> _PROBLEM REQUIREMENTS_
Using the listing below, please print exactly the lines from the one with "Give me the matplotlib source for this chart." through the one with "plt.rcParams['mathtext.bf'] = 'Liberation". Leave out every picture.

___

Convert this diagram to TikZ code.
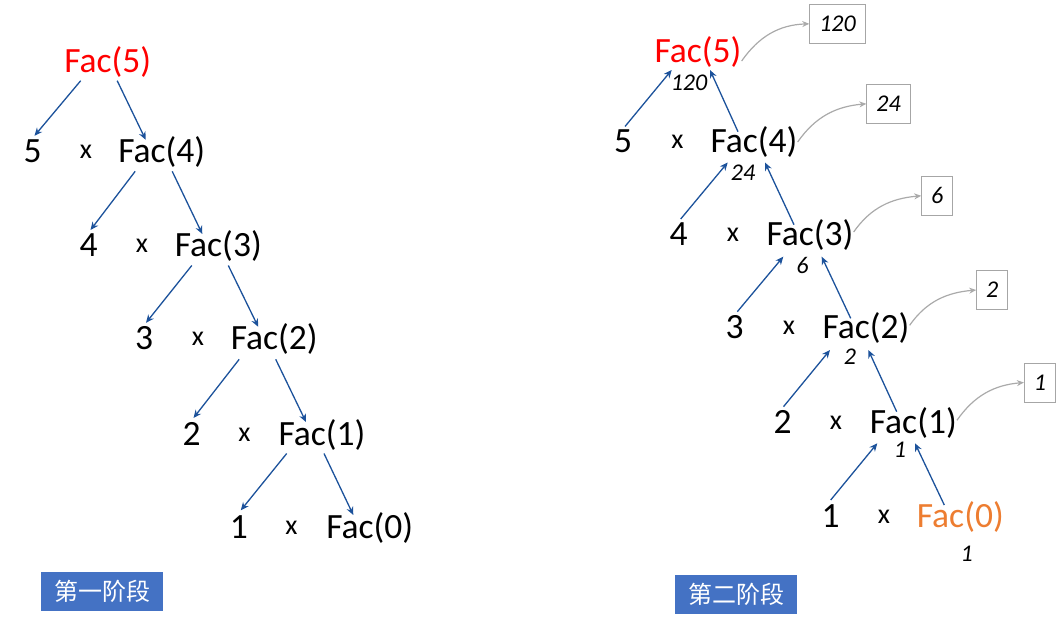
\documentclass[tikz,border=0pt]{standalone}
\usepackage{fontspec}
\setmainfont{Carlito}
\newfontfamily\cjk{Noto Sans CJK SC}
\usetikzlibrary{arrows.meta}
\definecolor{arrowblue}{RGB}{28,82,155}
\definecolor{curvegray}{RGB}{170,170,170}
\definecolor{boxgray}{RGB}{166,166,166}
\definecolor{stageblue}{RGB}{68,114,196}
\definecolor{facred}{RGB}{255,0,0}
\definecolor{facorange}{RGB}{237,125,49}
\tikzset{
  fac/.style={anchor=base, inner sep=0pt, font=\fontsize{35.5}{40}\selectfont},
  num/.style={anchor=base, inner sep=0pt, font=\fontsize{35.5}{40}\selectfont},
  times/.style={anchor=base, inner sep=0pt, font=\fontsize{28}{32}\selectfont},
  val/.style={anchor=base, inner sep=0pt, font=\fontsize{24}{28}\selectfont\itshape},
  resbox/.style={draw=boxgray, line width=1pt, inner xsep=9.5pt, inner ysep=0pt, minimum height=39pt, font=\fontsize{24}{28}\selectfont\itshape},
  stage/.style={fill=stageblue, text=white, minimum width=122pt, minimum height=39pt, inner sep=0pt, font=\cjk\fontsize{24}{28}\selectfont},
  tree/.style={draw=arrowblue, line width=1.3pt, -{Stealth[length=8pt,width=7pt]}},
  back/.style={draw=curvegray, line width=1.2pt, -{Stealth[length=7pt,width=6pt]}}
}
\begin{document}
\begin{tikzpicture}[x=1pt,y=1pt]
\useasboundingbox (0,0) rectangle (1061,-624);
% ---------- left tree ----------
\node[fac, text=facred] (L5) at (107.7,-72.7) {Fac(5)};
\node[num] (Ld5) at (32.5,-162.3) {5};
\node[times] (Lx5) at (86,-158.3) {x};
\node[fac] (L4) at (161.7,-162.3) {Fac(4)};
\node[num] (Ld4) at (88.5,-256.5) {4};
\node[times] (Lx4) at (142,-252.5) {x};
\node[fac] (L3) at (218.3,-256.5) {Fac(3)};
\node[num] (Ld3) at (144,-349.3) {3};
\node[times] (Lx3) at (198,-345.3) {x};
\node[fac] (L2) at (274.2,-349.3) {Fac(2)};
\node[num] (Ld2) at (191.5,-445) {2};
\node[times] (Lx2) at (244.5,-441) {x};
\node[fac] (L1) at (322,-445) {Fac(1)};
\node[num] (Ld1) at (238.8,-538.3) {1};
\node[times] (Lx1) at (291.5,-534.3) {x};
\node[fac] (L0) at (369.7,-538.3) {Fac(0)};
% left arrows
\draw[tree] ([xshift=-27pt,yshift=-8pt]L5.base) -- ([xshift=2pt,yshift=26.5pt]Ld5.base);
\draw[tree] ([xshift=9.5pt,yshift=-8pt]L5.base) -- ([xshift=-16pt,yshift=22.5pt]L4.base);
\draw[tree] ([xshift=-26.5pt,yshift=-9pt]L4.base) -- ([xshift=2pt,yshift=26.5pt]Ld4.base);
\draw[tree] ([xshift=10.5pt,yshift=-9pt]L4.base) -- ([xshift=-16pt,yshift=22.5pt]L3.base);
\draw[tree] ([xshift=-26.5pt,yshift=-9pt]L3.base) -- ([xshift=2pt,yshift=26.5pt]Ld3.base);
\draw[tree] ([xshift=10pt,yshift=-9pt]L3.base) -- ([xshift=-16pt,yshift=22.5pt]L2.base);
\draw[tree] ([xshift=-35pt,yshift=-10pt]L2.base) -- ([xshift=2pt,yshift=27pt]Ld2.base);
\draw[tree] ([xshift=1.5pt,yshift=-10pt]L2.base) -- ([xshift=-16pt,yshift=23pt]L1.base);
\draw[tree] ([xshift=-35.3pt,yshift=-8.5pt]L1.base) -- ([xshift=2pt,yshift=28pt]Ld1.base);
\draw[tree] ([xshift=2pt,yshift=-8.5pt]L1.base) -- ([xshift=-16.4pt,yshift=23.3pt]L0.base);
% ---------- right tree ----------
\node[fac, text=facred] (R5) at (698,-62) {Fac(5)};
\node[num] (Rd5) at (623,-152) {5};
\node[times] (Rx5) at (677.5,-148) {x};
\node[fac] (R4) at (754,-152) {Fac(4)};
\node[num] (Rd4) at (678.7,-245) {4};
\node[times] (Rx4) at (733,-241) {x};
\node[fac] (R3) at (810,-245) {Fac(3)};
\node[num] (Rd3) at (734.7,-338.3) {3};
\node[times] (Rx3) at (789,-334.3) {x};
\node[fac] (R2) at (866,-338.3) {Fac(2)};
\node[num] (Rd2) at (782.5,-433.3) {2};
\node[times] (Rx2) at (836,-429.3) {x};
\node[fac] (R1) at (913.3,-433.3) {Fac(1)};
\node[num] (Rd1) at (830.7,-527.3) {1};
\node[times] (Rx1) at (884,-523.3) {x};
\node[fac, text=facorange] (R0) at (960.3,-527.3) {Fac(0)};
% values under
\node[val] (V5) at (689,-90.7) {120};
\node[val] (V4) at (743,-180) {24};
\node[val] (V3) at (802.5,-273.3) {6};
\node[val] (V2) at (850,-364.3) {2};
\node[val] (V1) at (900,-457.5) {1};
\node[val] (V0) at (966.7,-561.7) {1};
% result boxes
\node[resbox] (B5) at (837.5,-23.8) {120};
\node[resbox] (B4) at (888.5,-103.8) {24};
\node[resbox] (B3) at (937.3,-195.8) {6};
\node[resbox] (B2) at (992.3,-290) {2};
\node[resbox] (B1) at (1040,-382.5) {1};
% right arrows (upward)
\draw[tree] ([xshift=2pt,yshift=25.5pt]Rd5.base) -- ([xshift=-26.3pt,yshift=-8pt]R5.base);
\draw[tree] ([xshift=-16pt,yshift=20.3pt]R4.base) -- ([xshift=12pt,yshift=-8pt]R5.base);
\draw[tree] ([xshift=2pt,yshift=26pt]Rd4.base) -- ([xshift=-26.3pt,yshift=-10.5pt]R4.base);
\draw[tree] ([xshift=-16pt,yshift=20.3pt]R3.base) -- ([xshift=11pt,yshift=-10.5pt]R4.base);
\draw[tree] ([xshift=2.6pt,yshift=26.6pt]Rd3.base) -- ([xshift=-26.7pt,yshift=-11.7pt]R3.base);
\draw[tree] ([xshift=-15.3pt,yshift=20pt]R2.base) -- ([xshift=11.7pt,yshift=-11.7pt]R3.base);
\draw[tree] ([xshift=1pt,yshift=26.6pt]Rd2.base) -- ([xshift=-36pt,yshift=-11.7pt]R2.base);
\draw[tree] ([xshift=-16.6pt,yshift=21.6pt]R1.base) -- ([xshift=2.3pt,yshift=-11.7pt]R2.base);
\draw[tree] ([xshift=0pt,yshift=27.3pt]Rd1.base) -- ([xshift=-36pt,yshift=-10pt]R1.base);
\draw[tree] ([xshift=-16pt,yshift=22.3pt]R0.base) -- ([xshift=1.7pt,yshift=-10pt]R1.base);
% gray return curves
\draw[back] ([yshift=1pt]R5.base east) to[out=55,in=182] (B5.west);
\draw[back] ([yshift=10pt]R4.base east) to[out=55,in=185] (B4.west);
\draw[back] ([yshift=13pt]R3.base east) to[out=55,in=185] (B3.west);
\draw[back] ([yshift=13pt]R2.base east) to[out=55,in=185] (B2.west);
\draw[back] ([yshift=13pt]R1.base east) to[out=55,in=185] (B1.west);
% stage labels
\node[stage] (S1) at (102,-591.5) {第一阶段};
\node[stage] (S2) at (736,-594.5) {第二阶段};
\end{tikzpicture}
\end{document}
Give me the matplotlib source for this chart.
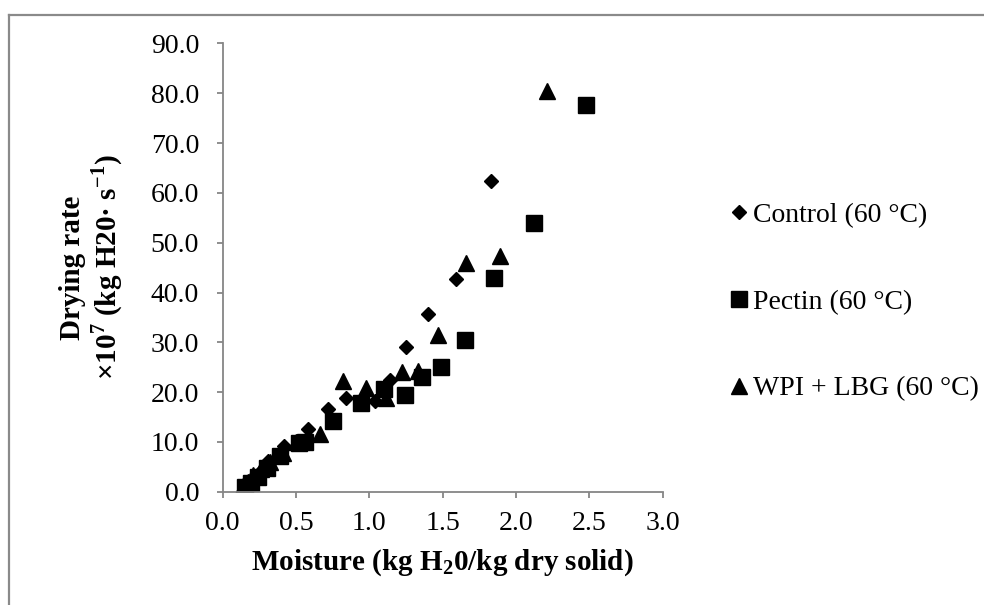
import matplotlib
matplotlib.use("Agg")
import matplotlib.pyplot as plt
from matplotlib.lines import Line2D

plt.rcParams['font.family'] = ['Liberation Serif', 'DejaVu Serif']
plt.rcParams['mathtext.fontset'] = 'custom'
plt.rcParams['mathtext.rm'] = 'Liberation Serif'
plt.rcParams['mathtext.bf'] = 'Liberation Serif:bold'

control_x = [0.15, 0.18, 0.22, 0.27, 0.31, 0.42, 0.58, 0.72, 0.84, 1.04, 1.14, 1.25, 1.40, 1.59, 1.83]
control_y = [1.0, 1.6, 2.8, 4.4, 6.2, 9.2, 12.6, 16.7, 18.9, 18.2, 22.5, 29.1, 35.7, 42.7, 62.4]

pectin_x = [0.15, 0.19, 0.24, 0.30, 0.39, 0.52, 0.56, 0.75, 0.94, 1.10, 1.24, 1.36, 1.49, 1.65, 1.85, 2.12, 2.48]
pectin_y = [1.0, 1.8, 2.9, 4.8, 7.2, 9.8, 10.0, 14.1, 17.8, 20.6, 19.4, 23.1, 25.0, 30.5, 42.9, 54.0, 77.6]

wpi_x = [0.14, 0.17, 0.21, 0.26, 0.32, 0.41, 0.50, 0.66, 0.82, 0.98, 1.11, 1.22, 1.33, 1.47, 1.66, 1.89, 2.21]
wpi_y = [1.2, 2.0, 3.3, 4.6, 5.9, 7.8, 10.0, 11.5, 22.2, 20.9, 18.8, 24.0, 24.3, 31.4, 45.9, 47.3, 80.5]

labels = ['Control (60 °C)', 'Pectin (60 °C)', 'WPI + LBG (60 °C)']
x_ticks = [0.0, 0.5, 1.0, 1.5, 2.0, 2.5, 3.0]
y_ticks = [0, 10, 20, 30, 40, 50, 60, 70, 80, 90]

fig = plt.figure(figsize=(9.84, 6.05), dpi=100)
W, H = 984, 605
ax = fig.add_axes([222.7 / W, 1 - 491.7 / H, 440 / W, 448.2 / H])

h1, = ax.plot(control_x, control_y, linestyle='none', marker='D', ms=7.6, color='black', label=labels[0])
h2, = ax.plot(pectin_x, pectin_y, linestyle='none', marker='s', ms=11, color='black', label=labels[1])
h3, = ax.plot(wpi_x, wpi_y, linestyle='none', marker='^', ms=11.5, color='black', label=labels[2])

ax.set_xlim(0, 3.0)
ax.set_ylim(0, 90)
ax.set_xticks(x_ticks)
ax.set_xticklabels([f'{v:.1f}' for v in x_ticks])
ax.set_yticks(y_ticks)
ax.set_yticklabels([f'{v:.1f}' for v in y_ticks])

gray = '#868686'
for s in ['top', 'right']:
    ax.spines[s].set_visible(False)
for s in ['left', 'bottom']:
    ax.spines[s].set_color(gray)
    ax.spines[s].set_linewidth(1.3)
ax.tick_params(direction='out', length=4.3, width=1.3, color=gray, labelsize=20, labelcolor='black')
ax.tick_params(axis='y', pad=12.7)
ax.tick_params(axis='x', pad=9.5)

ax.set_xlabel('Moisture (kg H$_\\mathbf{2}$0/kg dry solid)', fontsize=21, fontweight='bold')
ax.xaxis.label.set_va('center')
ax.xaxis.set_label_coords(0.5, (491.7 - 563) / 448.2)

ax.set_ylabel('Drying rate\n×10$^\\mathbf{7}$ (kg H20· s$^\\mathbf{-1}$)', fontsize=21, fontweight='bold',
              linespacing=1.1)
ax.yaxis.label.set_va('center')
ax.yaxis.set_label_coords((92 - 222.7) / 440, 0.5)

leg = fig.legend(handles=[h1, h2, h3], loc='center left', bbox_to_anchor=(731 / W, 1 - 302 / H),
                 frameon=False, fontsize=20, labelspacing=2.21, handlelength=0.6, handletextpad=0.18,
                 borderaxespad=0, borderpad=0)

# outer chart border (top and left visible)
fig.add_artist(Line2D([8.5 / W, 1.0], [1 - 14.5 / H, 1 - 14.5 / H], transform=fig.transFigure, color='#8a8a8a', lw=1.6))
fig.add_artist(Line2D([8.5 / W, 8.5 / W], [0.0, 1 - 14.5 / H], transform=fig.transFigure, color='#8a8a8a', lw=1.6))

fig.savefig('out.png', dpi=100)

___

> _EXERCISE ANSWER_
Give me the matplotlib source for this chart.
import matplotlib
matplotlib.use("Agg")
import matplotlib.pyplot as plt
from matplotlib.lines import Line2D

plt.rcParams['font.family'] = ['Liberation Serif', 'DejaVu Serif']
plt.rcParams['mathtext.fontset'] = 'custom'
plt.rcParams['mathtext.rm'] = 'Liberation Serif'
plt.rcParams['mathtext.bf'] = 'Liberation Serif:bold'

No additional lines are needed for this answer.